• _Task instructions_: Return the lines below exactly, from the first line to the line that contains "const seriesNames = ['Measured". Leave out pictures.

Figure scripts
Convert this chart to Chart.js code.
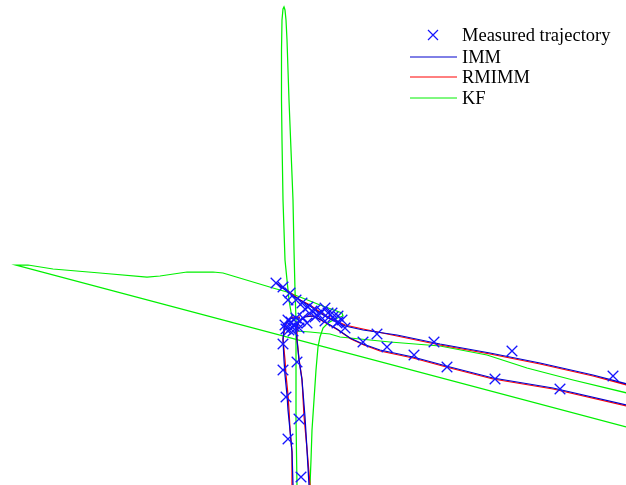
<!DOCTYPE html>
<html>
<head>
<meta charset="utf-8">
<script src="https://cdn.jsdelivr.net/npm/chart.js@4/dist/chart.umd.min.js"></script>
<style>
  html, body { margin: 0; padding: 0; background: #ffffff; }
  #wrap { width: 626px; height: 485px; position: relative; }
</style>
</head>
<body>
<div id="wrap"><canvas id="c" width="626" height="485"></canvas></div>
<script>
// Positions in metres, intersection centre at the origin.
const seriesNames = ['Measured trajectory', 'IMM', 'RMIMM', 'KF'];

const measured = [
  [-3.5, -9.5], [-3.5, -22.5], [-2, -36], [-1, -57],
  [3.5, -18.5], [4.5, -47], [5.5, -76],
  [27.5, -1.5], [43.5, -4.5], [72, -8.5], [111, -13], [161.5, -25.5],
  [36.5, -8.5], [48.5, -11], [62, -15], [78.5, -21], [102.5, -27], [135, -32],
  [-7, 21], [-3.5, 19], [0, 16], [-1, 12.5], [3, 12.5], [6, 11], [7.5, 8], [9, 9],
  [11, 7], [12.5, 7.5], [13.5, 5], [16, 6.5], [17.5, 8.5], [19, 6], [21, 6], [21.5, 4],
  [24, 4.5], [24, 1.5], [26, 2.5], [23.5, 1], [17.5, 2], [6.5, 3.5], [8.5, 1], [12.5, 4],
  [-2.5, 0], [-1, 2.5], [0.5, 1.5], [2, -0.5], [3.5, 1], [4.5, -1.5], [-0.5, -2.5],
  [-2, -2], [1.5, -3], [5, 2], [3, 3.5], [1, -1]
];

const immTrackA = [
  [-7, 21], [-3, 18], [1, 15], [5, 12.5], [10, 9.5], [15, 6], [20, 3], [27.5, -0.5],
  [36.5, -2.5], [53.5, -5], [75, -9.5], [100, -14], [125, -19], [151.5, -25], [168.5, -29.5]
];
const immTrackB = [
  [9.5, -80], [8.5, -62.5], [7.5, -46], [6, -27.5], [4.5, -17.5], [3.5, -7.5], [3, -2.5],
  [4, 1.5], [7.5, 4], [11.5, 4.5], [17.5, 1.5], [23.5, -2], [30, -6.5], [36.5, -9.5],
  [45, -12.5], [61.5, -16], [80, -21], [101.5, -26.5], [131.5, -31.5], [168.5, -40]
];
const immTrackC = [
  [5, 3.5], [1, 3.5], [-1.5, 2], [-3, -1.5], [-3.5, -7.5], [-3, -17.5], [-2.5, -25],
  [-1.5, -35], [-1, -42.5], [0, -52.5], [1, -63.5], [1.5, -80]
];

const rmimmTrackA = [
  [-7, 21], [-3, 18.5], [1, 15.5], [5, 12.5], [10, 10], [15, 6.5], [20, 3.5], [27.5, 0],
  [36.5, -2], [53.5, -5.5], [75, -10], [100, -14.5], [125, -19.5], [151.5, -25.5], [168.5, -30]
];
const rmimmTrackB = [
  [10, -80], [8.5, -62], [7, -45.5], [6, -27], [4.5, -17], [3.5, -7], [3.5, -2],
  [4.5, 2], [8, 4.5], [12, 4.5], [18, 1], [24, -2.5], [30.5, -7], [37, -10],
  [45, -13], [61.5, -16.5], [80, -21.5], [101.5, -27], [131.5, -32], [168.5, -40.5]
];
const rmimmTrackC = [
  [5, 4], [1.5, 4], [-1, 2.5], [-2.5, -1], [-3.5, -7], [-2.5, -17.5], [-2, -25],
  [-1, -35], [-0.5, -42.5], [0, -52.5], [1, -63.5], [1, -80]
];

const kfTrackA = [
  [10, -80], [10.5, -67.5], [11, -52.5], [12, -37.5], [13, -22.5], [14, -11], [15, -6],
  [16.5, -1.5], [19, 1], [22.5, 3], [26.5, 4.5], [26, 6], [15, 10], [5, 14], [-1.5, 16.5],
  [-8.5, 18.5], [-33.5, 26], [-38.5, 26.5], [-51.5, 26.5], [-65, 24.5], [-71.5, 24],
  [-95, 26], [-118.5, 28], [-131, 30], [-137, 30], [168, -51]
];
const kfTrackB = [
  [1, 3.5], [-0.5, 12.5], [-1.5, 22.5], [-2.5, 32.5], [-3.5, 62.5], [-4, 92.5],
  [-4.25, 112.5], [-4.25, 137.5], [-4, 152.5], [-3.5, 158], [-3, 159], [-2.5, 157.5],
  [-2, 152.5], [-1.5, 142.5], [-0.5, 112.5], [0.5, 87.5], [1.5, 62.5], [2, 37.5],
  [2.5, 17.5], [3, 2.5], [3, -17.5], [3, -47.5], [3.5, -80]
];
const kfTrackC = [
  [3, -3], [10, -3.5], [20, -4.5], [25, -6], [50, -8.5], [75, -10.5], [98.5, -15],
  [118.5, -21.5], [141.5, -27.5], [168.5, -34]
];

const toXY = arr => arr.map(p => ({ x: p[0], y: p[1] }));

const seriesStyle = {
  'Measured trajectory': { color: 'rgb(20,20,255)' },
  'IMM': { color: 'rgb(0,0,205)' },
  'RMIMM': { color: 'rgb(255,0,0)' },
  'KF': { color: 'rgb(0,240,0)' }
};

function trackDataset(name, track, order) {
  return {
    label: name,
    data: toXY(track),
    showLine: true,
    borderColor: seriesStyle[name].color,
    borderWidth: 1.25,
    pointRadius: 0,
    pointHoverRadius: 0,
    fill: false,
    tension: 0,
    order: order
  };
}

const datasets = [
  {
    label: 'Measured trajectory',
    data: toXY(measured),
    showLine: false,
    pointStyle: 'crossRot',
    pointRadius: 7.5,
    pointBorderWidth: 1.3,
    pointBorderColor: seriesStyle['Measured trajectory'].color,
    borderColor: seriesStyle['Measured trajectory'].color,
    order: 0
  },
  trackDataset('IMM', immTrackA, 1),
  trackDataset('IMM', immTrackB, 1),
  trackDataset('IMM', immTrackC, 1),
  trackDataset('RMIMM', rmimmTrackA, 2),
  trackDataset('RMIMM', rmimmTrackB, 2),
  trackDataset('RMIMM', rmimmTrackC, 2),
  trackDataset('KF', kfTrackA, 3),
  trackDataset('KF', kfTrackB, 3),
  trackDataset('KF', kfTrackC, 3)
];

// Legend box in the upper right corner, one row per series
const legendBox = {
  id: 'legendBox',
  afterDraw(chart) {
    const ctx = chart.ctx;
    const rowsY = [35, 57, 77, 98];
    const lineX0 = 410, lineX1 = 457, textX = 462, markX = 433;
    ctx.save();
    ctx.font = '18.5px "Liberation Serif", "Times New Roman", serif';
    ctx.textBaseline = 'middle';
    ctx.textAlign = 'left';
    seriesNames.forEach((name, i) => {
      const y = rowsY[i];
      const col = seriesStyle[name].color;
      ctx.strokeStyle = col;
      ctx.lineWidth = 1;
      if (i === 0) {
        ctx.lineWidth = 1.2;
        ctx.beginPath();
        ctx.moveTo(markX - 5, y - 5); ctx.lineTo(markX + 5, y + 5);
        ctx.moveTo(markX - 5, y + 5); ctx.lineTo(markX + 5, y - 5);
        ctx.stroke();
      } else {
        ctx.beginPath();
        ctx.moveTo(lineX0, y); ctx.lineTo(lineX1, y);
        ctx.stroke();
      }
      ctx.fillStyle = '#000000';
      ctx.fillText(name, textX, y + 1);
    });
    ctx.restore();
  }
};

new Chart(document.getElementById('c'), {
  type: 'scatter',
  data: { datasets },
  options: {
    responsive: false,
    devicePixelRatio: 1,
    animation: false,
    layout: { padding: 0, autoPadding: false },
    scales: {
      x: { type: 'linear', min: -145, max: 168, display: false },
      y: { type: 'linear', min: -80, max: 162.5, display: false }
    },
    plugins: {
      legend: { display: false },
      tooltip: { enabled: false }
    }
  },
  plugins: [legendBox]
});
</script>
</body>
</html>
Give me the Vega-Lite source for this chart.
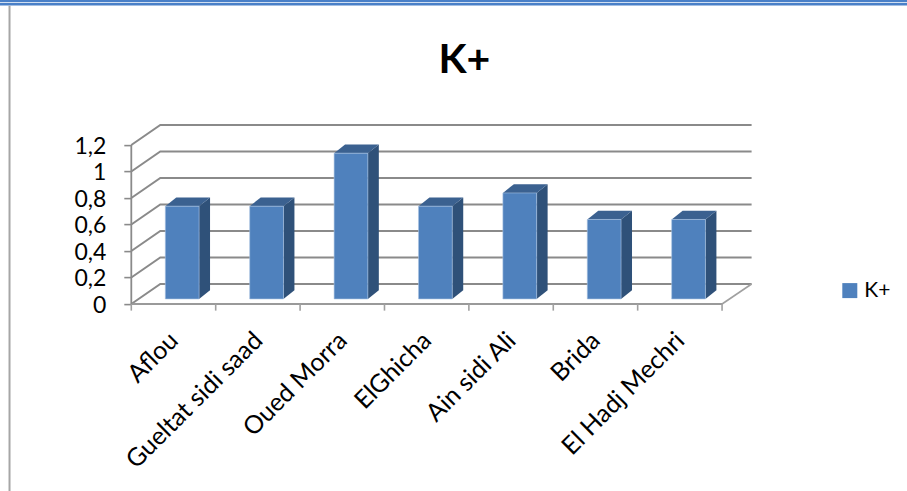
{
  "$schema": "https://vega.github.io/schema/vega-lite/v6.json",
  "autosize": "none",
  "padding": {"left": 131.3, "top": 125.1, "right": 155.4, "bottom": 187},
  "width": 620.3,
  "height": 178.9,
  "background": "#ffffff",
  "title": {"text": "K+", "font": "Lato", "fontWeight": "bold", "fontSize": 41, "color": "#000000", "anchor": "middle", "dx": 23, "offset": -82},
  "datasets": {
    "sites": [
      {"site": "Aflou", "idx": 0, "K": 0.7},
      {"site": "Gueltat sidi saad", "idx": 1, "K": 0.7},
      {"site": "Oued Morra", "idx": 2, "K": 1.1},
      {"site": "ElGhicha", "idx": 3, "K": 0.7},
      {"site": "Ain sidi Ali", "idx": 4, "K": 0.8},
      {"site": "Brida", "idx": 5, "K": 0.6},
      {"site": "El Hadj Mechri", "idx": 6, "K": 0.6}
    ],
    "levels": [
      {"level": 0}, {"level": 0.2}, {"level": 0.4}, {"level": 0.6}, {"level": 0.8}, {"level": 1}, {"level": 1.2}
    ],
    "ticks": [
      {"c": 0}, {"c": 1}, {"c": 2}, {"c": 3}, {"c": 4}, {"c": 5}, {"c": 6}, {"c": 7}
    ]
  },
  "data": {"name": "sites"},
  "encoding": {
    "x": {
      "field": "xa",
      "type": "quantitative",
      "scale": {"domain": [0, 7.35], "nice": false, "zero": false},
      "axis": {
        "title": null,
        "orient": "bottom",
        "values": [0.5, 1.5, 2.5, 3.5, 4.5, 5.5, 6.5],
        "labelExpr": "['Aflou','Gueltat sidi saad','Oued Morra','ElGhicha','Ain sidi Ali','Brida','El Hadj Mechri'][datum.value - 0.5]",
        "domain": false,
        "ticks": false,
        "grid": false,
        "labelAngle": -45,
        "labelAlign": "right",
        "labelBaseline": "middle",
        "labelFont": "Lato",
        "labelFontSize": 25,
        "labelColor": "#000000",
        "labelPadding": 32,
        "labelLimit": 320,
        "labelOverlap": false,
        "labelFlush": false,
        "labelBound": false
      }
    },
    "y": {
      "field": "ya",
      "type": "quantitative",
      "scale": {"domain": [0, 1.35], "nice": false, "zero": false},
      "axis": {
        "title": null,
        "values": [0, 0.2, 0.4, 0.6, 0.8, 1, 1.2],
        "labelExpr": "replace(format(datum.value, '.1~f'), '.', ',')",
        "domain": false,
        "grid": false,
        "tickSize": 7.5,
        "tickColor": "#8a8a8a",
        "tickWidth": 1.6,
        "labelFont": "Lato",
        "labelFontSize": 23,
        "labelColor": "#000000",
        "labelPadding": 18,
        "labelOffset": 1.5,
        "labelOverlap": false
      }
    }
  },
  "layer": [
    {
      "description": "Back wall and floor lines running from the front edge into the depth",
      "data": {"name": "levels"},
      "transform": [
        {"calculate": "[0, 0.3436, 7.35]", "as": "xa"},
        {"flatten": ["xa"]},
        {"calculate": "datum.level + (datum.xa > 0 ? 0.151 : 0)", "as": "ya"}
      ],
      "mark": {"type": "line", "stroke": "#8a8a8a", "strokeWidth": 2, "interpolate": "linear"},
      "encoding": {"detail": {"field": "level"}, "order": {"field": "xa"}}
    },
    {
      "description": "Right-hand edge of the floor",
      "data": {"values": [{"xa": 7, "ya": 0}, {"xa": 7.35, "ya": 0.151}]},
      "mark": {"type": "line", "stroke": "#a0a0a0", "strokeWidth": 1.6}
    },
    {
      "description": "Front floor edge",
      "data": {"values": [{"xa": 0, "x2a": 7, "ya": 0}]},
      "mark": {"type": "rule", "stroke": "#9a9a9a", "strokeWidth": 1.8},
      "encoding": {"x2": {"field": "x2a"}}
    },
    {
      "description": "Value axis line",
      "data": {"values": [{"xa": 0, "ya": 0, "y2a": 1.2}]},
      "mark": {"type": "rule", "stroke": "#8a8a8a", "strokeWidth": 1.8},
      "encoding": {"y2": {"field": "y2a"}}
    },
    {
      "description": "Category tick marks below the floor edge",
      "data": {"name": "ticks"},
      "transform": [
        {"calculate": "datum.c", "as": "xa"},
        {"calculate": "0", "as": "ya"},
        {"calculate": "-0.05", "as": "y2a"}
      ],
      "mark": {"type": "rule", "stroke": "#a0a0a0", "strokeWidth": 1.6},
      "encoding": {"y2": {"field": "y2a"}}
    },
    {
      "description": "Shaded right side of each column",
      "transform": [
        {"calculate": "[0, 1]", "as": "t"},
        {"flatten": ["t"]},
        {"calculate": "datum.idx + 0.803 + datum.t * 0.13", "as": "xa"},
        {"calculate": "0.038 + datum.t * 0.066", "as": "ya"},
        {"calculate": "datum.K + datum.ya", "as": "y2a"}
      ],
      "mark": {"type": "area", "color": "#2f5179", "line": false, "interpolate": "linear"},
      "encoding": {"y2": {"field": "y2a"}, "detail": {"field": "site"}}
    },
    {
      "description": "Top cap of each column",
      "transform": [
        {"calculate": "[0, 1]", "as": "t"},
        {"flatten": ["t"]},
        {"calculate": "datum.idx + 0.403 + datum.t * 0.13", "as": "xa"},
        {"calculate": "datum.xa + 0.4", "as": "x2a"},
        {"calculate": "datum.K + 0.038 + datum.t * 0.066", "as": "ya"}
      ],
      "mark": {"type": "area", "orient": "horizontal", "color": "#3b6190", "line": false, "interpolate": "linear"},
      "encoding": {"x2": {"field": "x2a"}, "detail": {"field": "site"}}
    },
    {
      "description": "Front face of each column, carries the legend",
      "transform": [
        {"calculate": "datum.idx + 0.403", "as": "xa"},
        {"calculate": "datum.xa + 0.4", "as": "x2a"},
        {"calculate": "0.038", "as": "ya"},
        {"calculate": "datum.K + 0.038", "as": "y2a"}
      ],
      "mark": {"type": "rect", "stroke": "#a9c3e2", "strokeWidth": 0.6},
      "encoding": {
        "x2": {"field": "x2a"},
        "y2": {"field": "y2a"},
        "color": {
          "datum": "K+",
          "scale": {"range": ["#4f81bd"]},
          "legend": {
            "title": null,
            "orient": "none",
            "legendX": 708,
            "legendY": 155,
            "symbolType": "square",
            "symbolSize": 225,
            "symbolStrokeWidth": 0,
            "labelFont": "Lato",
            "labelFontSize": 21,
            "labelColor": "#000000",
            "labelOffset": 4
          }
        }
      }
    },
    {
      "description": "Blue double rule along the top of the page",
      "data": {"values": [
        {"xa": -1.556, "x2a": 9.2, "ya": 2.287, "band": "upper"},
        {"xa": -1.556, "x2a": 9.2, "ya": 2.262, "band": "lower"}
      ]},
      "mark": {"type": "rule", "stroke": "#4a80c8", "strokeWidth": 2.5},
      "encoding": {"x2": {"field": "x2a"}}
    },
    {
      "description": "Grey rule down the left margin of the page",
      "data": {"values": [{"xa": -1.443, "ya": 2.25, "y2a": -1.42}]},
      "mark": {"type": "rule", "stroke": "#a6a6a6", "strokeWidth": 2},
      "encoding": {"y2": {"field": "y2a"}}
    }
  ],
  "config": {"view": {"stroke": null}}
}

• _The reply_:
Convert this chart to Chart.js code.
<!DOCTYPE html>
<html>
<head>
<meta charset="utf-8">
<script src="https://cdn.jsdelivr.net/npm/chart.js@4/dist/chart.umd.min.js"></script>
<style>
  html, body { margin: 0; padding: 0; background: #ffffff; }
  #wrap { width: 626px; height: 485px; position: relative; }
</style>
</head>
<body>
<div id="wrap"><canvas id="c" width="626" height="485"></canvas></div>
<script>
// Positions in metres, intersection centre at the origin.
const seriesNames = ['Measured trajectory', 'IMM', 'RMIMM', 'KF'];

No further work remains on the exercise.